Since its founding in 1975, West End Press has published progressive, working class, and regional poetry, drama and fiction, with a concentration on women and multicultural U.S. writers.
A Brief History
We have been in business for 30 years and have published 112 titles. We have published, and are guided in part by the examples of authors such as Meridel Le Sueur, Pablo Neruda, Thomas McGrath, Sharon Doubiago, Cherrie Moraga, Luci Tapahonso, Laura Tohe, and Joseph Bruchac. Others who have inspired and helped us along the way include Adrienne Rich, Joy Harjo, Lorna Dee Cervantes, Linda Hogan, and Carolyn Forche.
We have made a special effort to publish first-time writers and collections of work from selected communities. More than one-third of our writers are first-book authors. We have published collected works by single authors including Olga Cabral and Paula Gunn Allen, and anthologies of writings from Nicaragua, Los Angeles, Boston, and steel workers in Pittsburgh, Pennsylvania.
We look forward to publishing relevant writing for the new century, writing that will capture the rhythm and substance of people’s art, music and culture and reflect the growth of an international culture. In an era when American interests seem to be narrowing, we wish to present an alternative vision of possibility and creativity for the future. We invite you to join us in that effort as writers, teachers, public intellectuals, and participating audience.
In the future we hope to represent a more global culture, and acknowledge indigenous music and art as well. We hope to recognize artists from Caribbean, Arabic, African and Asian cultures. We will work with other publishers to reach a broader audience by electronic means and through grassroots organizations for social change. We aim for the production of books, the electronic reproduction of art and music, an arts newsletter, and an archival department including the republication of otherwise unavailable works.
The West End Bar, located on Broadway across the street from Columbia University, was the origin site of West End Magazine (1971).
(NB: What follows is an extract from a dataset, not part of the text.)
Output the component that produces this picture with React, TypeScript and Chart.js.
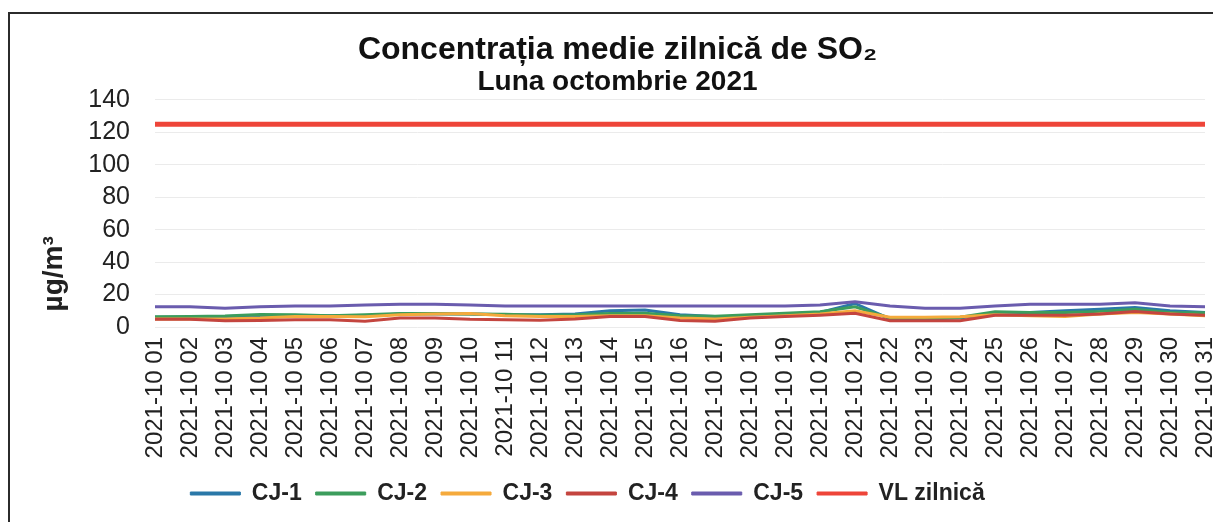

The name was carried over to West End Press, founded in 1976.
John Crawford, editor and publisher of both the magazine and the press, frequented the bar while completing graduate studies at Columbia—along with a variety of philosophers, poets, raconteurs and friends.
The bar has survived several changes of ownership and, Crawford reports, retains many of the old seats and tables upon which ideas were debated and poems shouted back and forth over the years.